Von Gerold Brinkmann
Enger (EA). Wer war Mathilde, der Deutschen erste Königin? Eine »selbstlose fromme Heilige, oder eine herrschsüchtige Frau?« Diese Frage versuchte Professor Dr. Heinrich Rüthing, profunder Kenner mittelalterlicher Geschichte, Donnerstag in einem höchst informativen und spannenden Vortrag im Ratssaal zu lösen.

Nicht ohne Grund war Rüthing vom Stammtisch Barmeierplatz und dem Förderverein Widukindmuseum um einen Beitrag gebeten worden; ist es doch erklärtes Ziel des Stammtisches, den nach Mathilde benannten Platz ein würdiges Aussehen zu verleihen, in dem Bezüge zu der historisch höchst bedeutsamen Person hergestellt werden. Auch der Förderverein hat ein Interesse, Mathilde stärker in das Konzept des Museums einzubinden, gilt sie doch als Ur-Urenkelin Widukinds.
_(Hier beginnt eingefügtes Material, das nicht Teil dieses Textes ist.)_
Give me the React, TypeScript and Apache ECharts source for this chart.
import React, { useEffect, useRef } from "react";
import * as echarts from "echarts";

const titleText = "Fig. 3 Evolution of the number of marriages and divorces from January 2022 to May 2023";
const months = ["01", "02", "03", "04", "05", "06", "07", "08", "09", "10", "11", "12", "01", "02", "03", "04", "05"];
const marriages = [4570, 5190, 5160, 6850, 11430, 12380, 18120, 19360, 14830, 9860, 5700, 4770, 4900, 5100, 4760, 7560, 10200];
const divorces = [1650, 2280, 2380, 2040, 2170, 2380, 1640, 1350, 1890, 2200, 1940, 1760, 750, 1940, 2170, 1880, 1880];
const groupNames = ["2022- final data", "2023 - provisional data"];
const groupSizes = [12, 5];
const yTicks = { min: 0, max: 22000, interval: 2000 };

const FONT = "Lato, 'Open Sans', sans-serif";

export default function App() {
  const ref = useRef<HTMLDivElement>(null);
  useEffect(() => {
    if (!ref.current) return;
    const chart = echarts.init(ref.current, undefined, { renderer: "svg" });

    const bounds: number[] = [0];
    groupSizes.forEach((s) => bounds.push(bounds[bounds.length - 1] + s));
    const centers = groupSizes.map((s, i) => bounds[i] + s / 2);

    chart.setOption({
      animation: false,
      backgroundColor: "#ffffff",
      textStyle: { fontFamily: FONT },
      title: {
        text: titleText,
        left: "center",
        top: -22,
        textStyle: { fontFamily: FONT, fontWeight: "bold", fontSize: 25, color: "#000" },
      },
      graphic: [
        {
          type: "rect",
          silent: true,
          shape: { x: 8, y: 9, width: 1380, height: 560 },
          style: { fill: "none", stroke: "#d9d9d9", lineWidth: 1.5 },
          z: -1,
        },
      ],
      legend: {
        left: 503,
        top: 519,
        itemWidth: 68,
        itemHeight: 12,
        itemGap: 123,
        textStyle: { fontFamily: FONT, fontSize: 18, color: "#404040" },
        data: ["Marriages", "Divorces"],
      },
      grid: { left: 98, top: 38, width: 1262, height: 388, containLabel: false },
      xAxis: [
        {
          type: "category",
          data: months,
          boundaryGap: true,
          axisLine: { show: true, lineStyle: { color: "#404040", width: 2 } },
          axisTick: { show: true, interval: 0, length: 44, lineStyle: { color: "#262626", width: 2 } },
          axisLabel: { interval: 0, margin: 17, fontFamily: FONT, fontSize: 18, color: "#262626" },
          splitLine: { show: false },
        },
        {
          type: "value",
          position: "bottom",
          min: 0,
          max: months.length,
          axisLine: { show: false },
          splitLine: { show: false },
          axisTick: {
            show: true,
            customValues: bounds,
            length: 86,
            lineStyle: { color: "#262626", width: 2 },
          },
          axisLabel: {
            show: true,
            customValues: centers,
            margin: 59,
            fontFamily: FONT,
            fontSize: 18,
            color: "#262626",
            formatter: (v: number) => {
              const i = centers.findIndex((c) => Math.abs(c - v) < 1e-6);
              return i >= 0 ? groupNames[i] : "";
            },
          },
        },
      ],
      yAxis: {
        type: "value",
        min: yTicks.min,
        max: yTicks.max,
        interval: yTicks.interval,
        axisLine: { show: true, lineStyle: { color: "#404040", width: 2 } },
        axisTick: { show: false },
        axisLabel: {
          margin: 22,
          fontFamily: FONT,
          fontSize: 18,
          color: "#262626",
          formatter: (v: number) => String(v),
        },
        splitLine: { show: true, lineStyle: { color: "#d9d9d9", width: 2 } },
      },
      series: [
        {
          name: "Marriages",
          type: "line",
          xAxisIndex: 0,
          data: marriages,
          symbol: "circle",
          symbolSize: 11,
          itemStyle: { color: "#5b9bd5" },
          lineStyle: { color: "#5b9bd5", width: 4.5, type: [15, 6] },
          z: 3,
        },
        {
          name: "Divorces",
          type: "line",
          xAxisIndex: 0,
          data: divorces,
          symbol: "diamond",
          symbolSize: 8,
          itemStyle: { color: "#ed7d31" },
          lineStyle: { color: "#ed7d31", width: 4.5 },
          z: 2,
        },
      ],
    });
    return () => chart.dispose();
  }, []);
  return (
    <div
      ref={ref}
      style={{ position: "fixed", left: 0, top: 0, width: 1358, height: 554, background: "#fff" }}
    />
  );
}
Jedenfalls stuft der Mediävist Gerd Althoff Mathilde als »profilierteste Frauengestalt des Frühmittelalters« ein. Mathilde soll um 895 vermutlich in Enger geboren sein, sie starb 968 im Kloster Nordhausen im Harz.
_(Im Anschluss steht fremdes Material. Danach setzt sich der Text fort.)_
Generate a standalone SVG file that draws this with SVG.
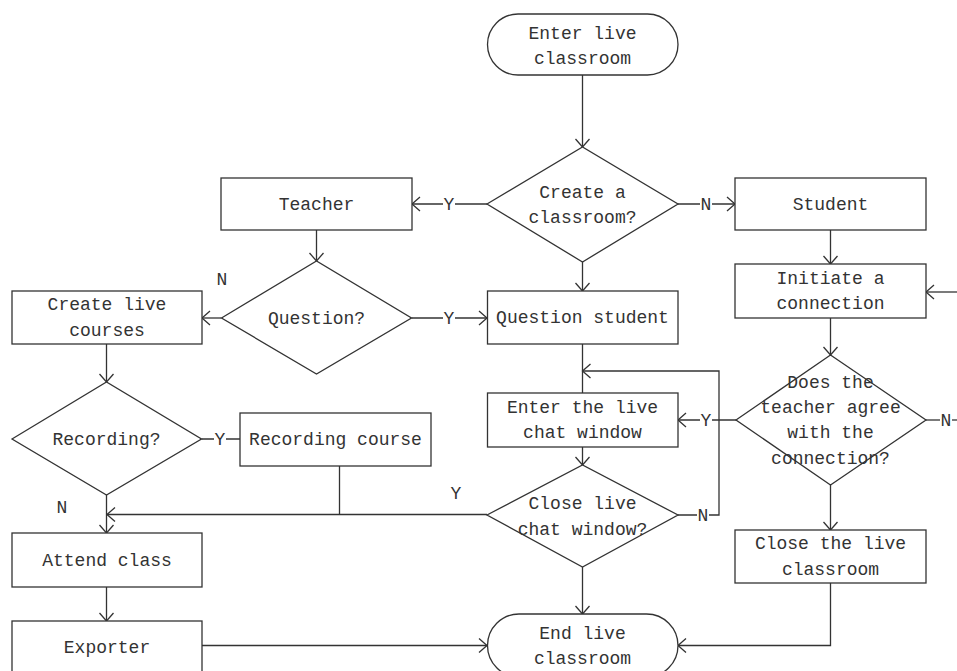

Sie wurde im Stift Herford erzogen. Ihre historische Bedeutung erlangte sie, als der Sachsenherzog Heinrich 909 um sie als Braut warb. Heinrich war schon 35 Jahre alt und verheiratet; die Liebe besiegelte das Schicksal des Sachsen und der 14-Jährigen. 919 wurde Heinrich als Nachfolger Konrad I. deutscher König, Mathilde damit Königin.Nach dem Tod Heinrichs 936 trat Mathilde aus dem Schatten ihres Mannes heraus, sie stellte sich im Kampf um die Nachfolge auf die Seite ihres jüngeren Sohnes Heinrich. Der Vater hatte dagegen den älteren Otto den Großen zu seinem Nachfolger bestimmt. Das Verhältnis zwischen Mathilde und Otto blieb viele Jahre belastet.
Mathilde wird nachgesagt, besonders mildtätig gewesen zu sein, sie soll gerade den Bedürftigen gern und viel geholfen haben. Zugleich hielt sie die Erinnerung an ihren verstorben Mann hoch. Armenspeisung und Totengedenken gehören im frühen Mittelalter eng zusammen. Rüthing nennt es ihre eigentliche Lebensaufgabe.
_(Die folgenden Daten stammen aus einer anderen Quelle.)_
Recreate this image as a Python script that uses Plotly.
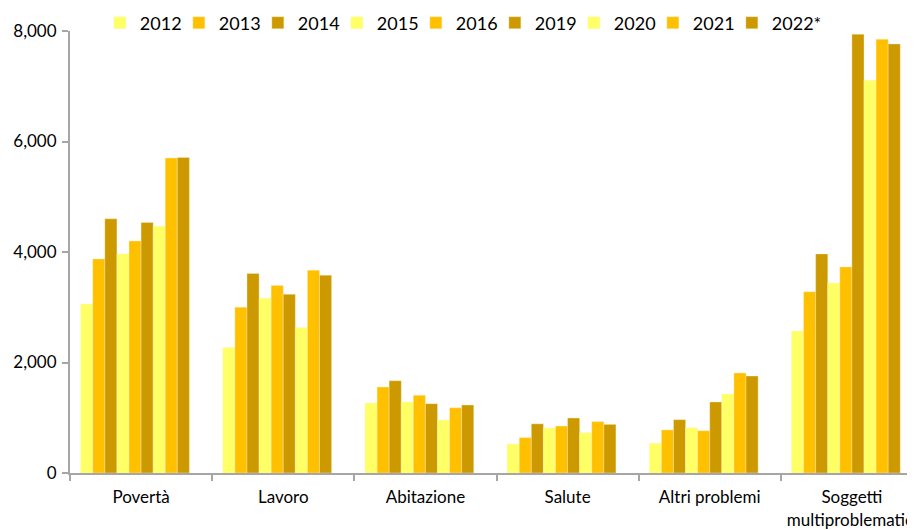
import plotly.graph_objects as go

categories = ["Povertà", "Lavoro", "Abitazione", "Salute", "Altri problemi",
              "Soggetti<br>multiproblematici"]
years = ["2012", "2013", "2014", "2015", "2016", "2019", "2020", "2021", "2022*"]

v2012 = [3060, 2270, 1265, 525, 540, 2570]
v2013 = [3875, 3000, 1555, 640, 780, 3280]
v2014 = [4600, 3610, 1670, 890, 965, 3965]
v2015 = [3965, 3165, 1285, 815, 820, 3440]
v2016 = [4200, 3395, 1405, 850, 765, 3730]
v2019 = [4535, 3235, 1255, 995, 1285, 7940]
v2020 = [4465, 2635, 960, 730, 1430, 7110]
v2021 = [5700, 3670, 1180, 930, 1810, 7850]
v2022 = [5710, 3580, 1230, 880, 1755, 7765]

series = [v2012, v2013, v2014, v2015, v2016, v2019, v2020, v2021, v2022]
colors = ["#FFFF66", "#FFC000", "#CC9900"] * 3

fig = go.Figure()
for name, vals, col in zip(years, series, colors):
    fig.add_trace(go.Bar(
        name=name, x=categories, y=vals,
        marker=dict(color=col, line=dict(color="rgba(255,240,200,0.6)", width=0.6)),
    ))
# invisible spacer entry so the last legend label is not clipped
fig.add_trace(go.Bar(name=" ", x=[None], y=[None], showlegend=True,
                     marker=dict(color="rgba(0,0,0,0)", line=dict(width=0)),
                     hoverinfo="skip"))

font_family = "Lato, 'Open Sans', sans-serif"
fig.update_layout(
    width=915, height=530,
    margin=dict(l=62, r=0, t=23, b=65, autoexpand=False),
    paper_bgcolor="white", plot_bgcolor="white",
    barmode="group", bargap=0.15, bargroupgap=0,
    font=dict(family=font_family, size=17, color="#000000"),
    showlegend=True,
    legend=dict(orientation="h", x=0.035, y=1.018, xanchor="left", yanchor="middle",
                font=dict(size=18), entrywidth=34, traceorder="normal",
                bgcolor="rgba(0,0,0,0)", itemwidth=30, tracegroupgap=0),
    xaxis=dict(range=[-0.5, 5.5], showline=True, linecolor="#A6A6A6", linewidth=2,
               ticks="outside", ticklen=6, tickcolor="#A6A6A6", tickwidth=2,
               tickson="boundaries", ticklabelstandoff=8,
               showgrid=False, fixedrange=True, automargin=False),
    yaxis=dict(range=[0, 8000], tickvals=[0, 2000, 4000, 6000, 8000],
               tickformat=",d", showline=True, linecolor="#A6A6A6", linewidth=2,
               ticks="outside", ticklen=6, tickcolor="#A6A6A6", tickwidth=2,
               ticklabelstandoff=2, automargin=False,
               showgrid=False, zeroline=False, fixedrange=True),
)

fig.write_html("out.html")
Um die erforderlichen Gebetsleistungen zu erfüllen, brauchte Mathilde fromme Gemeinschaften, sie gründete einige Klöster. So entstand auch in Enger ein Kloster. Otto der Große hat dieses Kloster beschenkt und vermerkt, dass es von seiner Mutter gegründet wurde. In einer Urkunde aus dem Jahr 966 wird erwähnt, das Kloster sei zum Gedenken an König Heinrich gegründet worden.
Rüthing kommt zu dem Schluss, dass Enger »zeitweise neben, wenn nicht gar vor Quedlinburg der zentrale Ort für die Totensorge der Königin war«. Nach dem Tod Mathildes verlor das Kloster seine Bedeutung, Otto hatte seine Macht nach Sachsen verlagert. Dem Kloster fehlten bedeutende Insassen, hier lebten nach Auffassung von Rüthing »nur Mitglieder sozial weniger bedeutender Familien«.
Es gibt also für das Museum wie für die Stadt reichhaltig Punkte, aus dem Leben der Mathilde für die Selbstdarstellung zu werben. Dass die Königin in Enger bisher eher nachrangig Beachtung fand sieht Rüthing als Aufforderung zur Umkehr. »Sie hat ihr Bemühen um die Erinnerung verdient.«
Er bot den Geschichtsfreunden an, nach weiteren Quellen zur Biografie Mathildes zu forschen.